#2 eating and drinking

This post is part of a series where I'm recording the appreciative thoughts and emotions associated with various spaces in our house. For context, read my post Thinking about houses.

The first dining table we bought was a round one. It had four rickety chairs and was bright glossy red. I found it in the trading post and drove to Bachhus March to pick it up in my chocolate brown HK station wagon. It cost us $25. We were so pleased to have it and after a couple of coats of white paint it even looked the part. Over the next 30 years, there were six more dining tables, chosen to suit the stage of life and style of home, including a white glass one in the apartment we rented on the Sunshine Coast.

Few items of furniture are as formative as a dining table, so we took our search for the one that would occupy this dining nook pretty seriously. The chestnut wood is polished smooth on the top, but the edges retain a rough and uneven finish - a nice bit of rustic luxury design. We chose low-back chairs to keep the space open. Soft pads on the bottom of the legs mean they slide quietly and easily on the polished floorboards and the grey fabric is just the right mix of comfort and everyday functionality. Although it is designed for eight, ten is pretty comfortable.

But what really makes the space is not so much the furniture as the nook itself. Externally it is annexed by a deck, and the dominance of clear glass invites the outside in. In the warmer months we sometimes open the doors to feel the breeze and hear the evening sounds of the town while we eat. The relaxed curve of the hammock, the rambling shapes and colours of the veggie garden and the clean lines of the fences and garden beds are close and therefore attract-ive so draw people from the living area to the table... the trees of the village park provide the backdrop.

Looking the other way, the open kitchen and lounge area make up the integrated communal areas. On the wall at the end is the only original painting we've ever bought. We spotted it at a market stall in Port Macquarie and arranged to pick it up from artist Lynne Bickhoff's home studio later in our yurting excursion. We bought it to hang behind the sofa in Brunswick and it later hung in my CityPoint apartment as a reminder of the continuity of life. We think it fits beautifully in its new home.

This is the place that Maria and Johanna sit to work. The placing of the windows and the proportions of the kink in the external wall that define the space give it a sense of separation, but it is  also bright, comfortable and thoroughly part of the living area.

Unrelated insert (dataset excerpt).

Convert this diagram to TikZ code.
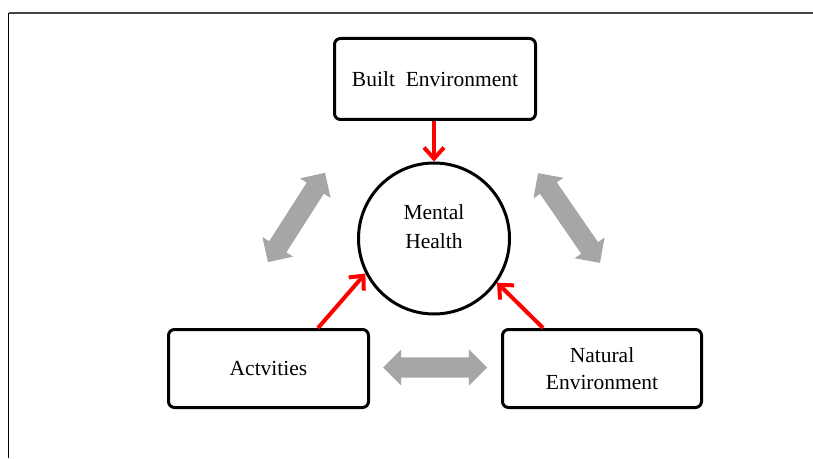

It is fitting that I am writing this on Easter Sunday. We've missed Rachel who is on the Overland Track and Alex who is at home recovering between shifts on a busy start to the AFL season, but the rest of our mob and a friend or two, have spent many hours this weekend eating seafood, cooked breakfasts, drinking tea, and of course eating chocolate and easter buns, around this table. It is the place we gravitate to to mix those two critical dimensions of life; communication and food.